Operate RKE2 Cluster Module (HyOps)¶
Purpose: Install/validate/destroy RKE2 on provisioned VMs through a single module lifecycle.
Owner: Platform engineering
Trigger: Cluster build, rebuild, or cleanup for an environment
Impact: Changes Kubernetes control-plane/worker runtime on target VMs
Severity: P2
Pre-reqs: platform/onprem/platform-vm state is ok; vault decrypt works; SSH reachability exists (direct or bastion).
Rollback strategy: Run module destroy, then re-apply using known-good inputs.
Context¶
Module ref: platform/onprem/rke2-cluster
This module consumes VM inventory from module state and uses the Ansible driver to converge RKE2 roles.
Preconditions and safety checks¶
Path behavior:
- Installed
hyops(viainstall.sh) can be run from any working directory. - If you want to use the shipped example overlays, set:
export HYOPS_CORE_ROOT="${HYOPS_CORE_ROOT:-$HOME/.hybridops/core/app}"
For source checkout usage, set HYOPS_CORE_ROOT to your hybridops-core checkout root instead.
- Ensure required secret key exists:
hyops secrets ensure --env dev RKE2_TOKEN
- Ensure VM inventory module is ready:
cat "$HOME/.hybridops/envs/dev/state/modules/platform__onprem__platform-vm/latest.json"
Expect "status": "ok".
- Validate module inputs before apply:
hyops preflight --env dev --strict \
--module platform/onprem/rke2-cluster \
--inputs "$HYOPS_CORE_ROOT/modules/platform/onprem/rke2-cluster/examples/inputs.typical.yml"
Steps¶
- Apply (typical)
hyops apply --env dev \
--module platform/onprem/rke2-cluster \
--inputs "$HYOPS_CORE_ROOT/modules/platform/onprem/rke2-cluster/examples/inputs.typical.yml"

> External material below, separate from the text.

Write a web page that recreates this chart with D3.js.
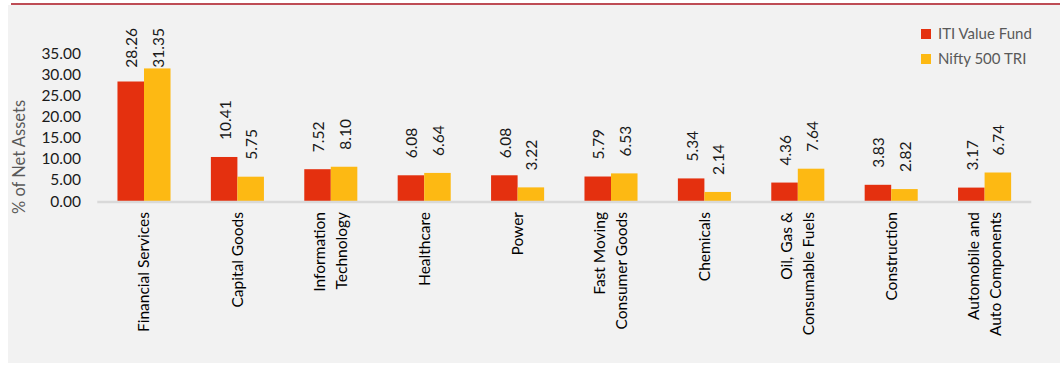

- Verify module state and kubeconfig path
cat "$HOME/.hybridops/envs/dev/state/modules/platform__onprem__rke2-cluster/latest.json"
Expect:
"status": "ok"outputs.cap.k8s.rke2 = "ready"-
outputs.kubeconfig_pathexists -
Verify cluster nodes
KUBECONFIG="$HOME/.hybridops/envs/dev/state/kubeconfigs/rke2.yaml" kubectl get nodes -o wide
- Destroy (cleanup)
hyops destroy --env dev \
--module platform/onprem/rke2-cluster \
--inputs "$HYOPS_CORE_ROOT/modules/platform/onprem/rke2-cluster/examples/inputs.typical.yml"
Verification¶
Success indicators:
- Apply exits
0and writes module state to: $HOME/.hybridops/envs/<env>/state/modules/platform__onprem__rke2-cluster/latest.json- Evidence path is printed during run under:
$HOME/.hybridops/envs/<env>/logs/module/platform__onprem__rke2-cluster/<run_id>/- Driver log file exists:
ansible.log
Troubleshooting¶
- Connectivity failures (
cannot reach ...:22): - Ensure workstation has L3 reachability or configure bastion settings (
ssh_proxy_jump_*). - Inventory state not ready (
status=destroyedor missing): - Re-apply
platform/onprem/platform-vmfirst. - Long-running phases:
- Follow printed
progress: logs=...path. - Optional:
export HYOPS_PROGRESS_INTERVAL_S=30 - First converge is usually slower after destroy/rebuild because each node pulls RKE2 runtime/control-plane images and waits for CNI readiness.
- This is normal when nodes have cold image caches.
- If convergence is consistently too slow, increase VM sizing (recommended baseline: control-plane
4 vCPU / 8 GiB, worker2 vCPU / 4 GiB) and verify registry egress/DNS latency.